É parecida essa CPI proposta pela oposição para investigar o governo Dilma com a CPI da Corrupção de dez anos atrás, quando o senhor e o senador Alvaro Dias acabaram sendo forçados a deixar o PSDB?

É muito parecida. Até porque daquela vez não houve CPI. Em 2001, havia 32 assinaturas favoráveis à instalação, que era bem mais do que as 27 necessárias. Mas aí os senadores foram retirando os nomes e acabou estacionando em 26. Eu mantive a assinatura, o Alvaro também, precisamos sair do partido para não sermos expulsos, mas a investigação não saiu.

Qual avaliação o senhor faz do governo Beto Richa no Paraná?

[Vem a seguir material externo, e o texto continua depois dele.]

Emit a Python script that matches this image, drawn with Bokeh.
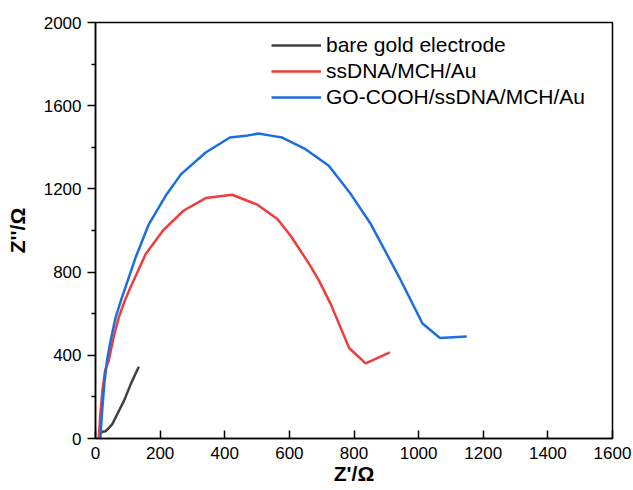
from bokeh.plotting import figure
from bokeh.models import Range1d, FixedTicker, Legend, LegendItem
from bokeh.embed import file_html
from bokeh.resources import INLINE

# --- data (Z' in ohm, -Z'' in ohm) ---
bare_x = [10, 15, 22, 31, 40, 52, 70, 88, 110, 134]
bare_y = [0, 25, 32, 35, 48, 69, 125, 181, 265, 345]

ssdna_x = [10, 15, 22, 30, 41, 55, 72, 90, 108, 130, 155, 210, 272, 341, 423,
           501, 563, 604, 665, 692, 728, 785, 836, 911]
ssdna_y = [0, 120, 240, 330, 374, 480, 582, 660, 726, 800, 886, 1002, 1095, 1156, 1172,
           1124, 1055, 975, 830, 758, 646, 435, 361, 414]

go_x = [15, 20, 27, 36, 48, 62, 80, 100, 124, 165, 217, 265, 341, 416, 465,
        504, 547, 578, 650, 722, 790, 852, 940, 1012, 1066, 1149]
go_y = [0, 120, 260, 380, 480, 580, 670, 760, 870, 1030, 1167, 1271, 1375, 1447, 1455,
        1466, 1455, 1447, 1391, 1311, 1175, 1031, 775, 553, 483, 490]

labels = ["bare gold electrode", "ssDNA/MCH/Au", "GO-COOH/ssDNA/MCH/Au"]
colors = ["#404040", "#F03C3C", "#1C6EE0"]

x_ticks = [0, 200, 400, 600, 800, 1000, 1200, 1400, 1600]
y_ticks = [0, 400, 800, 1200, 1600, 2000]
y_minor = [200, 600, 1000, 1400, 1800]

FONT = "Liberation Sans"

p = figure(width=633, height=490, output_backend="svg", toolbar_location=None,
           x_range=Range1d(0, 1600), y_range=Range1d(0, 2000),
           min_border_left=95, min_border_right=21, min_border_top=22, min_border_bottom=52)
p.background_fill_color = "white"
p.border_fill_color = "white"
p.grid.visible = False
p.outline_line_color = "black"
p.outline_line_width = 1.5
p.outline_line_alpha = 1.0

r_bare = p.line(bare_x, bare_y, line_color=colors[0], line_width=2.5)
r_ss = p.line(ssdna_x, ssdna_y, line_color=colors[1], line_width=2.5)
r_go = p.line(go_x, go_y, line_color=colors[2], line_width=2.5)

# x axis
xa = p.xaxis[0]
xa.ticker = FixedTicker(ticks=x_ticks, minor_ticks=[])
xa.major_tick_in = 8
xa.major_tick_out = 0
xa.minor_tick_in = 0
xa.minor_tick_out = 0
xa.axis_line_width = 1.5
xa.major_tick_line_width = 1.5
xa.major_label_text_font = FONT
xa.major_label_text_font_size = "17px"
xa.major_label_text_color = "black"
xa.major_label_standoff = 8
xa.axis_label = "Z'/Ω"
xa.axis_label_text_font = FONT
xa.axis_label_text_font_style = "bold"
xa.axis_label_text_font_size = "21px"
xa.axis_label_text_color = "black"
xa.axis_label_standoff = 0

# y axis
ya = p.yaxis[0]
ya.ticker = FixedTicker(ticks=y_ticks, minor_ticks=y_minor)
ya.major_tick_in = 0
ya.major_tick_out = 8
ya.minor_tick_in = 0
ya.minor_tick_out = 4
ya.axis_line_width = 1.5
ya.major_tick_line_width = 1.5
ya.minor_tick_line_width = 1.5
ya.major_label_text_font = FONT
ya.major_label_text_font_size = "17px"
ya.major_label_text_color = "black"
ya.major_label_standoff = 6
ya.axis_label = "Z''/Ω"
ya.axis_label_text_font = FONT
ya.axis_label_text_font_style = "bold"
ya.axis_label_text_font_size = "21px"
ya.axis_label_text_color = "black"
ya.axis_label_standoff = 12

legend = Legend(items=[LegendItem(label=labels[0], renderers=[r_bare]),
                       LegendItem(label=labels[1], renderers=[r_ss]),
                       LegendItem(label=labels[2], renderers=[r_go])],
                location=(176, 329))
legend.border_line_color = None
legend.background_fill_alpha = 0
legend.padding = 0
legend.margin = 0
legend.spacing = 2
legend.glyph_width = 50
legend.glyph_height = 20
legend.label_height = 20
legend.label_standoff = 5
legend.label_text_font = FONT
legend.label_text_font_size = "21px"
legend.label_text_color = "black"
p.add_layout(legend, "center")

open("out.html", "w").write(file_html(p, INLINE))
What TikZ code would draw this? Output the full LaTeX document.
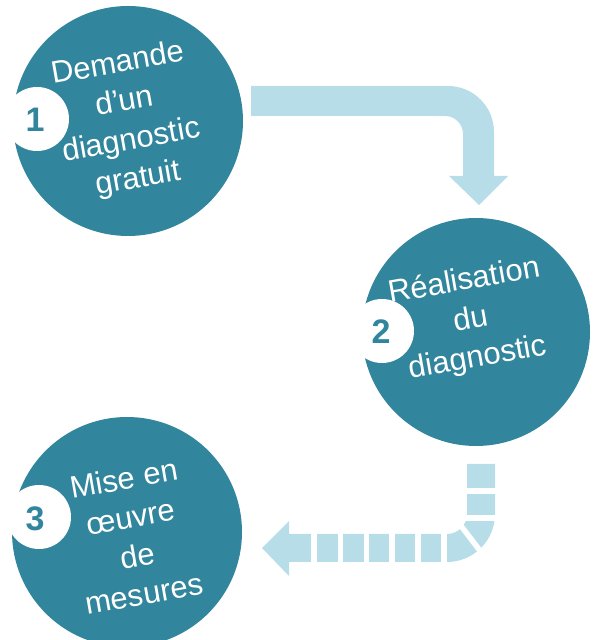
\documentclass[tikz,border=0pt]{standalone}
\usepackage{fontspec}
\setmainfont{Liberation Sans}
\definecolor{teal1}{HTML}{31859C}
\definecolor{lightb}{HTML}{B7DEE8}
\begin{document}
\begin{tikzpicture}[x=1pt,y=1pt,
  bigc/.style={circle,fill=teal1,minimum size=#1,inner sep=0pt},
  numc/.style={circle,fill=white,minimum size=64pt,inner sep=0pt},
  numt/.style={text=teal1,font=\fontsize{34}{34}\selectfont\bfseries,inner sep=0pt},
  lbl/.style={text=white,align=center,rotate=10,inner sep=0pt,font=\fontsize{31}{39}\selectfont},
  gap/.style={draw=white,line width=5.5pt}]
\useasboundingbox (0,0) rectangle (598,640);
% top arrow
\fill[lightb] (251,554) -- (448,554) arc[start angle=90,end angle=0,radius=46pt]
  -- (494,464) -- (508,464) -- (479,435) -- (449,464) -- (463,464) -- (463,506)
  arc[start angle=0,end angle=90,radius=18pt] -- (251,524) -- cycle;
% bottom arrow
\fill[lightb] (467,176) -- (495,176) -- (495,126) arc[start angle=0,end angle=-90,radius=48pt]
  -- (289,78) -- (289,64) -- (262,92) -- (289,119) -- (289,106) -- (447,106)
  arc[start angle=-90,end angle=0,radius=20pt] -- cycle;
\foreach \gx in {314,340.5,366.5,392,418,444}{\draw[gap] (\gx,74) -- (\gx,110);}
\foreach \gy in {149,122}{\draw[gap] (463,\gy) -- (499,\gy);}
\draw[gap] (458,118) -- (481,88);
% circles
\node[bigc=230pt] (c1) at (128,519) {};
\node[bigc=228pt] (c2) at (476,308) {};
\node[bigc=230pt] (c3) at (127,108) {};
\node[numc] (w1) at (37,521) {};
\node[numc] (w2) at (382,309) {};
\node[numc] (w3) at (39,123) {};
\node[numt] (n1) at (35,520) {1};
\node[numt] (n2) at (381,308) {2};
\node[numt] (n3) at (35,121) {3};
\node[lbl] (t1) at (128,518) {Demande\\d’un\\diagnostic\\gratuit};
\node[lbl] (t2) at (471,320) {Réalisation\\du\\diagnostic};
\node[lbl] (t3) at (134,104) {Mise en\\œuvre\\de\\mesures};
\end{tikzpicture}
\end{document}
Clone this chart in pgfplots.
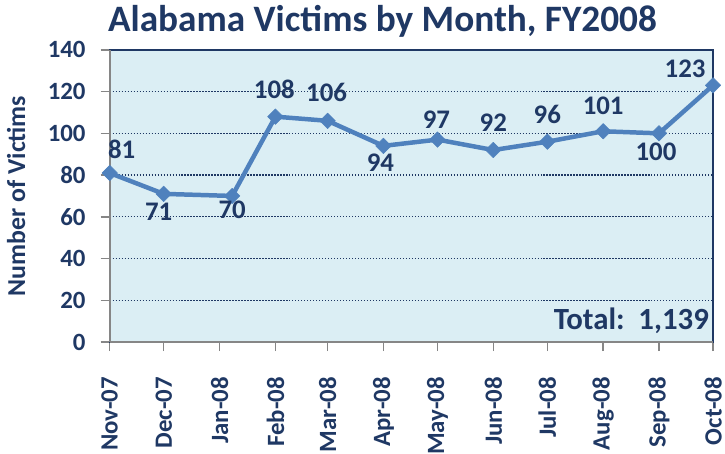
\documentclass[border=0pt]{standalone}
\usepackage{fontspec}
\setmainfont{Carlito}
\usepackage{pgfplots}
\usepackage{pgfplotstable}
\pgfplotsset{compat=1.18}
\definecolor{txt}{RGB}{31,56,100}
\definecolor{linec}{RGB}{79,129,189}
\definecolor{bgc}{RGB}{219,238,244}
\definecolor{axgray}{RGB}{134,134,134}
\pgfplotstableread{
x y dx dy
0 81 12 24
30 71 -5 -18
68 70 0 -14
92 108 -1 27
121 106 -1 28
152 94 -3 -17
182 97 -1 20
213 92 0 27
243 96 0 27
274 101 0 26
305 100 -3 -18
335 123 -28 17
}\datatable
\begin{document}
\begin{tikzpicture}
\begin{axis}[
  name=ax,
  scale only axis,
  width=605bp, height=293bp,
  xmin=0, xmax=335, ymin=0, ymax=140,
  clip=false,
  axis background/.style={fill=bgc},
  axis line style={draw=txt, line width=1.5bp},
  xtick={0,30,61,92,121,152,182,213,243,274,305,335},
  xticklabels={Nov-07,Dec-07,Jan-08,Feb-08,Mar-08,Apr-08,May-08,Jun-08,Jul-08,Aug-08,Sep-08,Oct-08},
  ytick={0,20,...,140},
  xtick pos=lower, ytick pos=left,
  tick align=outside,
  major tick length=9bp,
  tick style={draw=axgray, line width=1.5bp},
  ymajorgrids,
  major grid style={draw=txt, line width=1.2bp, dash pattern=on 1.3bp off 1.7bp},
  /pgf/number format/assume math mode=true,
  ticklabel style={font=\fontsize{25}{28}\selectfont\bfseries, text=txt},
  xticklabel style={rotate=90, anchor=east, inner xsep=26bp},
  yticklabel style={inner xsep=15bp},
  title={Alabama Victims by Month, FY2008},
  title style={font=\fontsize{37.5}{42}\selectfont\bfseries, text=txt, at={(0.5,1)}, anchor=base, inner sep=0pt, yshift=12bp, xshift=-29bp},
  ylabel={Number of Victims},
  ylabel style={font=\fontsize{26}{30}\selectfont\bfseries, text=txt, at={(axis description cs:-0.155,0.5)}, anchor=center},
]
\addplot[color=linec, line width=4.5bp, line join=round,
  mark=square*, mark size=5.5bp, mark options={rotate=45, fill=linec, draw=linec, line width=0.5bp},
  nodes near coords,
  visualization depends on={\thisrow{dx} \as \dx},
  visualization depends on={\thisrow{dy} \as \dy},
  every node near coord/.style={anchor=center, font=\fontsize{27}{30}\selectfont\bfseries, text=txt, xshift={\dx*1bp}, yshift={\dy*1bp}},
] table[x=x, y=y] {\datatable};
\draw[axgray, line width=2bp] (rel axis cs:0,0) -- (rel axis cs:0,1);
\draw[axgray, line width=2bp] (rel axis cs:0,0) -- (rel axis cs:1,0);
\node[anchor=base east, inner sep=0pt, font=\fontsize{31}{34}\selectfont\bfseries, text=txt, xshift=-4bp, yshift=13bp] at (rel axis cs:1,0) {Total:\ \ 1,139};
\end{axis}
\pgfresetboundingbox
\path ([xshift=-110bp,yshift=-112bp]ax.south west) rectangle ([xshift=12bp,yshift=50bp]ax.north east);
\end{tikzpicture}
\end{document}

Tenho visto o Beto falar muito mal do governo passado. Mas isso não é suficiente para ele cumprir os compromissos que assumiu durante a campanha. Só falar mal do governo passado não basta. Mas eu não quero aprofundar essa avaliação, porque outro dia uma colega sua falou que isso era mágoa de quem foi derrotado. Eu nunca me senti derrotado. Disputei uma eleição conhecendo todas as dificuldades que iria enfrentar. Quando eu falo, é porque eu tenho obrigação de falar o que eu penso. Embora ocupando um cargo aqui no BB, não deixei de ser paranaense. É preciso que a população tenha em mente as promessas que foram feitas e que ela também faça uma avaliação de quanto dessas promessas foram cumpridas. Eu não me esqueci de nenhuma delas.

Tem alguma que o senhor acha que já deveria ter sido cumprida nesse prazo de pouco mais de sete meses de governo?

Por exemplo: ele disse que no dia 2 de janeiro o salário dos professores iria aumentar 26%. Isso foi dito num debate para mim. Talvez eu tenha me esquecido de perguntar o ano. Vamos deixar só nesse.